Audio: DTS-HD Master Audio 5.1

Street date: 9/22/2009

Distributor: Universal Studios Home Entertainment

When Universal calls its latest release of Simon Pegg & Edgar Wright's most recent film Hot Fuzz: Ultimate Edition, they are not kidding around, people. Fans frustrated by the DVD double-dip may not go for a triple-dip here, but they probably should. Certainly first-time adopters will be glad they waited for this definitive edition, with everything previously available wedded to a high-def A/V presentation.  The blazingly colorful, sharp and detailed image wipes the floor with the DVD, creating a depth that's very pleasing to the eye. The powerful DTS-HD Master Audio 5.1 mix delivers wall-shaking action effects as well as crystal-clear and well-balanced dialogue tracks, guaranteeing that even the British-dialect impaired will have nary a trouble.

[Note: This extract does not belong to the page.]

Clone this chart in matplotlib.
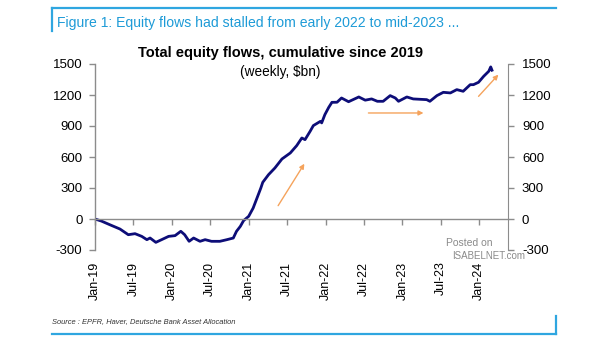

The bonuses start with five—count 'em, five—commentary tracks: commentary with writer/actor Simon Pegg and writer/director Edgar Wright; commentary with "The Sandford Police Service": Simon Pegg, Nick Frost, Jim Broadbent, Rafe Spall, Kevin Eldon, and Olivia Colman; commentary with writer/director Edgar Wright and filmmaker Quentin Tarantino; commentary with "The Sandford Village People": Kenneth Cranham, Timothy Dalton, Paul Freeman, & Edward Woodward; and commentary with "The Real Fuzz": Andy Leafe & Nick Eckland. Cream of the crop are the two commentaries with Wright, paired with the two guys most likely to get him talking excitably.

The Fuzzball Rally—Uncut (1:11:09, SD) is an awesome feature-length doc following Wright, Pegg, and Frost on their four-week, ten-city "Personal Appearance" tour. The doc comes with optional commentary by Wright, Pegg, Frost, & Joe Cornish.

U-Control offers Fuzz-o-Meter, a pop-up trivia track, and Storyboards, embedded as picture-in-picture complement to the scenes they depict.

The Evidence Room overflows with bonuses. Making-of doc "Conclusive: We Made Hot Fuzz" (29:34, SD) includes behind-the-scenes B-roll and extensive cast and crew interviews. "Speculative: Video Blogs" (29:55 with "Play All" option, SD) comprises thirteen featurettes on various aspects of production. "Forensic: Featurettes" (44:54 with "Play All" option, SD) similarly gathers eight featurettes on yet more behind-the-scenes topics. Photographic: Galleries includes a Poster Gallery and a Photo Gallery, both in HD. "Hearsay: Plot Holes & Comparisons" begins with "Plot Holes" (3:23, SD), which recreates story points cut from the film by use of narrated sketches, and continues into "Comparisons, Special Effects: Before & After" (6:21 with "Play All" option, SD), an eight-part feature showing the evolution of the special effects sequences.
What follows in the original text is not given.